Yes, Maggie is going to go behind her husband’s back to conspire with his ex-wife, manipulating circumstances so that he falls back in love with Georgette like Maggie is so convinced he wants to. This means that John will be tempted into marital infidelity and the ensuing soul-crushing guilt, completely unaware that this is exactly what his wife in her infinite wisdom had been planning all along. And then John and Georgette will assuredly get right back together like John’s three years of marriage to Maggie never happened. As for Lily… well, who knows what part she plays in all of this? Maggie sure doesn’t!
And you know what the dumbest part of all this is? Georgette actually agrees to go along with it. Not at first, but she does eventually.
It’s a tremendously stupid plan, but it is borne of Maggie’s good intentions mixed with her compulsively meddlesome nature. And it does indeed blow up in her face in spectacular fashion as part of her character growth, which helps. More importantly, this hopelessly idiotic plan helps to illustrate how two people in a relationship don’t always know if they’re just going through a rough patch or if they really are better off separating for good. It speaks to the messy and inconsistent nature of love, which is really what the film is all about.
Basically, the film is a romantic comedy that explores the rougher, darker, more unpredictable aspects of a committed relationship that are typically ignored or glossed over by most rom-coms. Yet the film maintains an intelligent sense of humor and a neurotic sort of wit, both of which serve to keep things light and remind us that this is in fact a romantic comedy.
Yet for how subversive the movie is with regards to romantic comedy tropes, it still falls prey to some recurring annoyances within the genre. When you get right down to it, these characters are still generic white people with generic white people problems who are somehow able to afford really nice homes in New York’s notoriously cutthroat real estate market.
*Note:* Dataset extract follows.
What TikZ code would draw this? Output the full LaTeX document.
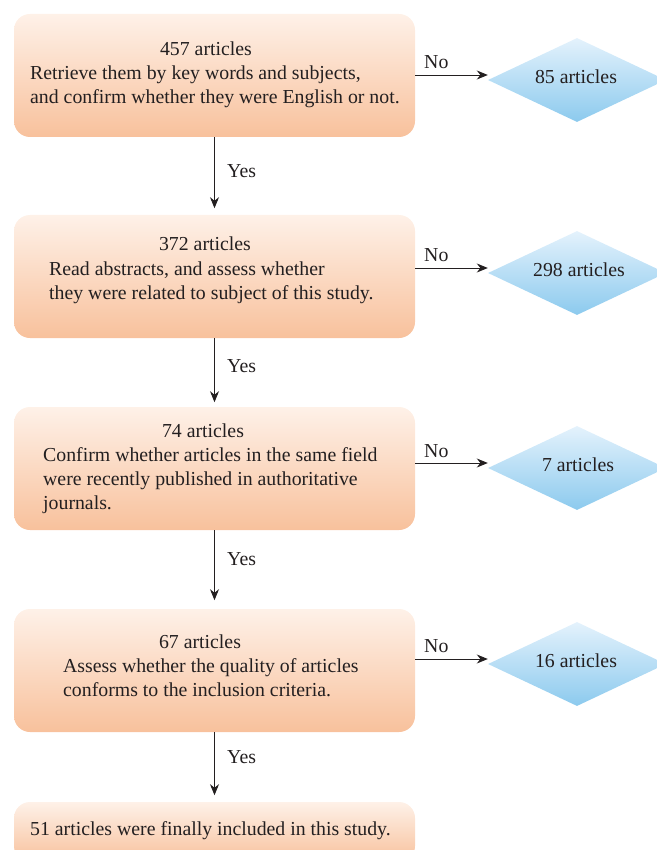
\documentclass[tikz,border=0pt]{standalone}
\usepackage{fontspec}
\setmainfont{Liberation Serif}
\usetikzlibrary{shapes.geometric,arrows.meta}
\definecolor{peachtop}{HTML}{FEF1E8}
\definecolor{peachbot}{HTML}{F8C19C}
\definecolor{bluetop}{HTML}{E4F2FC}
\definecolor{bluebot}{HTML}{8CCAEE}
\definecolor{ink}{HTML}{231F20}
\tikzset{
  box/.style={rectangle, rounded corners=16pt, minimum width=401pt, inner sep=0pt,
    top color=peachtop, bottom color=peachbot, draw=none},
  dia/.style={diamond, minimum width=178pt, minimum height=84pt, inner sep=0pt,
    top color=bluetop, bottom color=bluebot, draw=none},
  txt/.style={inner sep=0pt, text=ink, font=\fontsize{19.8}{22}\selectfont},
  flow/.style={draw=ink, line width=0.9pt, -{Stealth[length=11pt,width=9pt]}},
}
\begin{document}
\begin{tikzpicture}[x=1pt,y=-1pt]
\useasboundingbox (0,0) rectangle (656,850);
% boxes
\node[box, minimum height=123pt] (b1) at (214.5,75.5) {};
\node[box, minimum height=123pt] (b2) at (214.5,276.5) {};
\node[box, minimum height=123pt] (b3) at (214.5,468.5) {};
\node[box, minimum height=123pt] (b4) at (214.5,670.5) {};
\node[box, minimum height=60pt] (b5) at (214.5,832) {};
% diamonds
\node[dia] (d1) at (577,80) {};
\node[dia] (d2) at (577,273) {};
\node[dia] (d3) at (577,468) {};
\node[dia] (d4) at (577,664) {};
\node[txt, anchor=base] (e1) at (576,84) {85 articles};
\node[txt, anchor=base] (e2) at (579,276) {298 articles};
\node[txt, anchor=base] (e3) at (578,471) {7 articles};
\node[txt, anchor=base] (e4) at (576,667) {16 articles};
% box texts
\node[txt, anchor=base] (t1a) at (206,56) {457 articles};
\node[txt, anchor=base west] (t1b) at (30,80) {Retrieve them by key words and subjects,};
\node[txt, anchor=base west] (t1c) at (30,104) {and confirm whether they were English or not.};
\node[txt, anchor=base] (t2a) at (205,250) {372 articles};
\node[txt, anchor=base west] (t2b) at (49,275) {Read abstracts, and assess whether};
\node[txt, anchor=base west] (t2c) at (49,299) {they were related to subject of this study.};
\node[txt, anchor=base] (t3a) at (203,437) {74 articles};
\node[txt, anchor=base west] (t3b) at (43,461) {Confirm whether articles in the same field};
\node[txt, anchor=base west] (t3c) at (43,485) {were recently published in authoritative};
\node[txt, anchor=base west] (t3d) at (43,509) {journals.};
\node[txt, anchor=base] (t4a) at (200,648) {67 articles};
\node[txt, anchor=base west] (t4b) at (63,672) {Assess whether the quality of articles};
\node[txt, anchor=base west] (t4c) at (63,696) {conforms to the inclusion criteria.};
\node[txt, anchor=base west] (t5) at (30,835) {51 articles were finally included in this study.};
% yes arrows
\draw[flow] (b1.south) -- ++(0,71) coordinate (y1);
\draw[flow] (b2.south) -- ++(0,64) coordinate (y2);
\draw[flow] (b3.south) -- ++(0,70) coordinate (y3);
\draw[flow] (b4.south) -- ++(0,63) coordinate (y4);
\node[txt, anchor=west] (l1) at (227,171) {Yes};
\node[txt, anchor=west] (l2) at (227,366) {Yes};
\node[txt, anchor=west] (l3) at (227,559) {Yes};
\node[txt, anchor=west] (l4) at (227,757) {Yes};
% no arrows
\draw[flow] (415,75) coordinate (n1) -- (d1.west |- n1);
\draw[flow] (415,268) coordinate (n2) -- (d2.west |- n2);
\draw[flow] (415,463) coordinate (n3) -- (d3.west |- n3);
\draw[flow] (415,659) coordinate (n4) -- (d4.west |- n4);
\node[txt, anchor=west] (m1) at (424,62) {No};
\node[txt, anchor=west] (m2) at (424,255) {No};
\node[txt, anchor=west] (m3) at (424,451) {No};
\node[txt, anchor=west] (m4) at (424,646) {No};
\end{tikzpicture}
\end{document}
I somehow doubt that teachers (even published ones) make that much money in fields so obscure that I couldn’t even spell them. (Reminder: This is coming from a Bioinformatics undergraduate.)
Greta Gerwig and her style of talky indie romance may not be for everyone, but Maggie’s Plan is a charming little film for those who are open to it. The film is brutally honest with regards to the shortcomings of its characters, which not only helps to make them more sympathetic, but also makes the film funnier and far more incisive with its statements about modern romance. It’s a messy film about the messy nature of love and parenting, and there’s a certain kind of charm in that.
This is nothing so intelligent or revolutionary that I’d urge anyone to go out of their way for it. But if it happens to be playing nearby and you need a break from the typical loud and mindless summer blockbusters, I think you’ll find this to be a nice laid-back alternative.